Ein Blick in aktuelle Studien zeigt, dass ein großer Teil der deutschen Kommunen das Thema Klimaschutz im Tagesgeschäft bisher nur bedingt angeht. Zudem erschwert die hohe Diversität der Ausgangsbedingungen die Entwicklung von übergreifenden Strategien und Geschäftsmodellen. Gleichzeitig stehen Kommunen neuen Technologien offen gegenüber und innovative Projekte entstehen an vielen Orten, insbesondere auf Quartiersebene. Um mit dem komplexen Thema umgehen zu können, benötigen alle Akteure einen praktikablen und verlässlichen Handlungsrahmen.
Deshalb hat die dena das Projekt „Urbane Energiewende: Integrierte Strategien & Lösungen“ gestartet. Gemeinsam mit zahlreichen Partnern aus der Wirtschaft erarbeitet die dena Empfehlungen für einen strategischen und politischen Orientierungsrahmen. Mit an Bord sind Stadtwerke und Energieversorger, Technologieanbieter und IT-Dienstleister, Wohnungsgesellschaften und Mobilitätsanbieter sowie Logistik- und Handelsunternehmen. Im Fokus stehen Herausforderungen wie die Suche nach geeigneten Technologien und Geschäftsmodellen, die zunehmende Digitalisierung sowie die Weiterentwicklung von Infrastrukturen.

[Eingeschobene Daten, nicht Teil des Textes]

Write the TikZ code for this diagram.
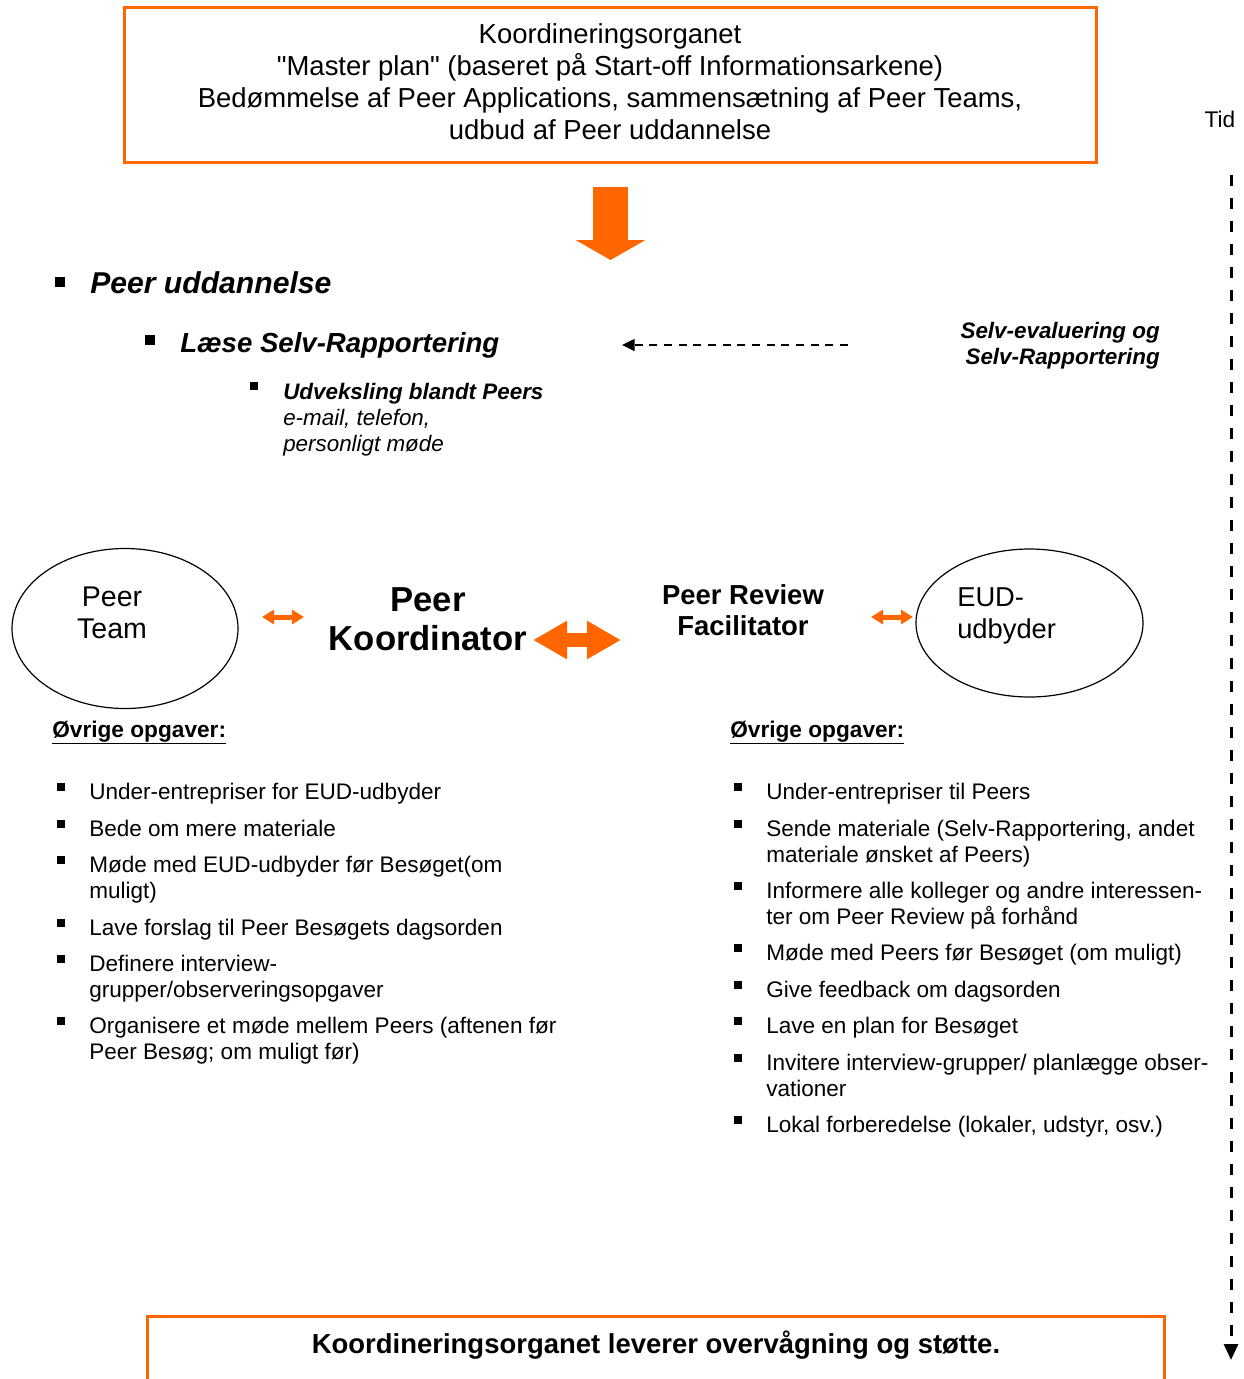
\documentclass[tikz,border=0pt]{standalone}
\usepackage{fontspec}
\setmainfont[Ligatures=TeXOff]{Liberation Sans}
\usetikzlibrary{arrows.meta,shapes.geometric}
\definecolor{kooorange}{RGB}{255,102,0}
\tikzset{
  boxline/.style={draw=kooorange, line width=2.25pt},
  toptxt/.style={align=center, inner sep=0pt, font=\fontsize{20.6}{24}\selectfont},
  listtxt/.style={anchor=base west, inner sep=0pt, align=left, font=\fontsize{16.9}{19.5}\selectfont},
  headtxt/.style={anchor=base west, inner sep=0pt, font=\bfseries\fontsize{17}{19.5}\selectfont},
  bulletsq/.style={fill=black, minimum size=6pt, inner sep=0pt},
  bigbullet/.style={fill=black, minimum size=7.5pt, inner sep=0pt},
  circ/.style={draw, ellipse, line width=0.9pt, inner sep=0pt},
  smallarrow/.style={draw=kooorange, line width=3.75pt, {Triangle[length=9pt,width=10.5pt]}-{Triangle[length=9pt,width=10.5pt]}},
}
\begin{document}
\begin{tikzpicture}[x=0.75pt,y=0.75pt,yscale=-1,xscale=1]
    \useasboundingbox (0,0) rectangle (1244,1379);
    % Top box
    \node[boxline, minimum width=729pt, minimum height=116.25pt] (organ) at (610,84.5) {};
    \node[toptxt] (organtxt) at (610,82) {Koordineringsorganet\\"Master plan" (baseret på Start-off Informationsarkene)\\Bedømmelse af Peer Applications, sammensætning af Peer Teams,\\udbud af Peer uddannelse};
    % Big down arrow
    \coordinate (downtop) at (610.5,187);
    \coordinate (downtip) at (610.5,260);
    \draw[kooorange, line width=26.25pt, -{Triangle[length=15pt,width=51.75pt]}] (downtop) -- (downtip);
    % Time axis
    \node[anchor=base, inner sep=0pt, font=\fontsize{17}{20}\selectfont] (tid) at (1220,127) {Tid};
    \coordinate (tidtop) at (1231,175);
    \coordinate (tidend) at (1231,1360);
    \draw[line width=2.25pt, dash pattern=on 8.25pt off 9pt, -{Triangle[length=12pt,width=10.5pt]}] (tidtop) -- (tidend);
    % Peer uddannelse
    \node[bigbullet] (b1) at (60,282) {};
    \node[anchor=base west, inner sep=0pt, font=\bfseries\itshape\fontsize{22.6}{26}\selectfont] (uddan) at (90,293) {Peer uddannelse};
    \node[bigbullet] (b2) at (150,340) {};
    \node[anchor=base west, inner sep=0pt, font=\bfseries\itshape\fontsize{20.7}{24}\selectfont] (laese) at (180,352) {Læse Selv-Rapportering};
    \node[bulletsq] (b3) at (254,386) {};
    \node[listtxt, font=\itshape\fontsize{16.8}{19.5}\selectfont] (udveks) at (283,451) {\textbf{Udveksling blandt Peers}\\e-mail, telefon,\\personligt møde};
    % Self evaluation
    \node[anchor=base east, inner sep=0pt, align=right, font=\bfseries\itshape\fontsize{16.8}{19.5}\selectfont] (selv) at (1160,364) {Selv-evaluering og\\Selv-Rapportering};
    \coordinate (selvend) at (848,345);
    \coordinate (laeseend) at (622,345);
    \draw[line width=1.1pt, dash pattern=on 6pt off 5pt, -{Triangle[length=9.5pt,width=9pt]}] (selvend) -- (laeseend);
    % Peer Team
    \node[circ, minimum width=169.5pt, minimum height=120pt] (team) at (125,628.5) {};
    \node[anchor=base, inner sep=0pt, align=center, font=\fontsize{21.4}{24}\selectfont] (teamtxt) at (112,638) {Peer\\Team};
    % Peer Koordinator
    \node[anchor=base, inner sep=0pt, align=center, font=\bfseries\fontsize{26}{29.25}\selectfont] (koord) at (428,650) {Peer\\Koordinator};
    \coordinate (ta1) at (262,617);
    \coordinate (ta2) at (304,617);
    \draw[smallarrow] (ta1) -- (ta2);
    \coordinate (ka1) at (533,640);
    \coordinate (ka2) at (621,640);
    \draw[draw=kooorange, line width=10.5pt, {Triangle[length=25.5pt,width=27pt]}-{Triangle[length=25.5pt,width=27pt]}] (ka1) -- (ka2);
    % Facilitator
    \node[anchor=base, inner sep=0pt, align=center, font=\bfseries\fontsize{20.6}{23.25}\selectfont] (facil) at (743,635) {Peer Review\\Facilitator};
    \coordinate (fa1) at (871,617);
    \coordinate (fa2) at (913,617);
    \draw[smallarrow] (fa1) -- (fa2);
    % EUD-udbyder
    \node[circ, minimum width=170.25pt, minimum height=111pt] (eud) at (1029.5,623) {};
    \node[anchor=base west, inner sep=0pt, align=left, font=\fontsize{20.5}{24}\selectfont] (eudtxt) at (957,638) {EUD-\\udbyder};
    % Left tasks
    \node[headtxt] (lhead) at (52,737) {\underline{Øvrige opgaver:}};
    \node[bulletsq] (lb1) at (61,787) {};
    \node[listtxt] (lt1) at (89,799) {Under-entrepriser for EUD-udbyder};
    \node[bulletsq] (lb2) at (61,824) {};
    \node[listtxt] (lt2) at (89,836) {Bede om mere materiale};
    \node[bulletsq] (lb3) at (61,860) {};
    \node[listtxt] (lt3) at (89,898) {Møde med EUD-udbyder før Besøget(om\\muligt)};
    \node[bulletsq] (lb4) at (61,923) {};
    \node[listtxt] (lt4) at (89,935) {Lave forslag til Peer Besøgets dagsorden};
    \node[bulletsq] (lb5) at (61,959) {};
    \node[listtxt] (lt5) at (89,997) {Definere interview-\\grupper/observeringsopgaver};
    \node[bulletsq] (lb6) at (61,1021) {};
    \node[listtxt] (lt6) at (89,1059) {Organisere et møde mellem Peers (aftenen før\\Peer Besøg; om muligt før)};
    % Right tasks
    \node[headtxt] (rhead) at (730,737) {\underline{Øvrige opgaver:}};
    \node[bulletsq] (rb1) at (738,787) {};
    \node[listtxt] (rt1) at (766,799) {Under-entrepriser til Peers};
    \node[bulletsq] (rb2) at (738,824) {};
    \node[listtxt] (rt2) at (766,862) {Sende materiale (Selv-Rapportering, andet\\materiale ønsket af Peers)};
    \node[bulletsq] (rb3) at (738,886) {};
    \node[listtxt] (rt3) at (766,924) {Informere alle kolleger og andre interessen-\\ter om Peer Review på forhånd};
    \node[bulletsq] (rb4) at (738,948) {};
    \node[listtxt] (rt4) at (766,960) {Møde med Peers før Besøget (om muligt)};
    \node[bulletsq] (rb5) at (738,985) {};
    \node[listtxt] (rt5) at (766,997) {Give feedback om dagsorden};
    \node[bulletsq] (rb6) at (738,1021) {};
    \node[listtxt] (rt6) at (766,1033) {Lave en plan for Besøget};
    \node[bulletsq] (rb7) at (738,1058) {};
    \node[listtxt] (rt7) at (766,1096) {Invitere interview-grupper/ planlægge obser-\\vationer};
    \node[bulletsq] (rb8) at (738,1120) {};
    \node[listtxt] (rt8) at (766,1132) {Lokal forberedelse (lokaler, udstyr, osv.)};
    % Bottom box
    \draw[boxline] (147,1379) |- (1164,1316) -- (1164,1379);
    \node[anchor=base, inner sep=0pt, font=\bfseries\fontsize{20.6}{24}\selectfont] (support) at (656,1353) {Koordineringsorganet leverer overvågning og støtte.};
\end{tikzpicture}
\end{document}
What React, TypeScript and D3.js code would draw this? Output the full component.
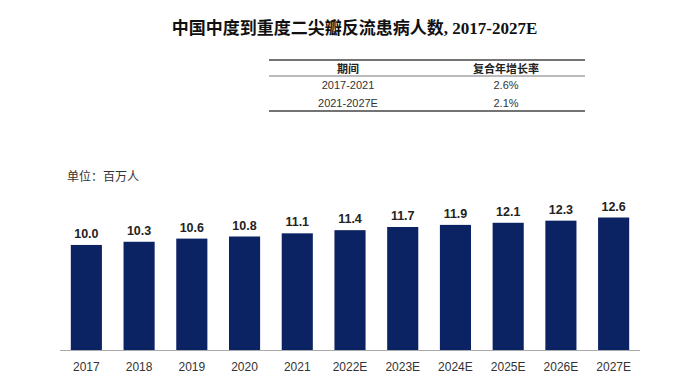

Internationaler Zukunftsmarkt

Die internationale Tragweite des Themas ist kaum zu überschätzen. Schon heute leben mehr als die Hälfte aller Menschen in Städten, bis zum Jahr 2050 sollen es sieben von zehn sein. Ein eindrückliches Beispiel ist China. Hier geht die Regierung davon aus, dass bis 2020 bereits 60 Prozent der Bevölkerung in Städten wohnen, rund 800 Millionen Menschen. Das Interesse der Regierung ist groß, die Urbanisierung in nachhaltige Bahnen zu lenken: kompakt, intelligent, grün, emissionsarm. Entsprechendes Know-how ist sehr gefragt. Die dena arbeitet bereits eng mit der „Chinese Society for Urban Studies (CSUS)“ zusammen, dem Thinktank des chinesischen Staatsrats und Bauministeriums, und begleitet die Entwicklung von ausgewählten Eco-Cities in China. Neben der Reduzierung der Emissionen geht es dabei auch um nachhaltiges Stadtmanagement und Märkte für energieeffiziente Produkte und Dienstleistungen.

Städte sind also nicht nur ein Schlüssel für Energiewende und Klimaschutz, sie sind auch ein weltweiter Zukunftsmarkt für innovative Unternehmen. Deutschland hat als Wegbereiter der Energiewende und vielfältiger Industriestandort hervorragende Voraussetzungen, hier einen wichtigen Beitrag zu leisten. Doch dazu gehört, dass wir in Deutschland die urbane Energiewende entschlossen voranbringen. Dass wir zeigen, wie sich die Potenziale für lebenswerte Städte, Energiewende, Klimaschutz und Innovation erschließen lassen. Auch das gehört zu den Zielen des dena-Projekts Urbane Energiewende.

Unternehmen, die sich noch daran beteiligen möchten, sind herzlich willkommen. Auch auf dem dena Energiewende-Kongress am 26. und 27. November 2018 in Berlin wird die urbane Energiewende ein Themenschwerpunkt sein.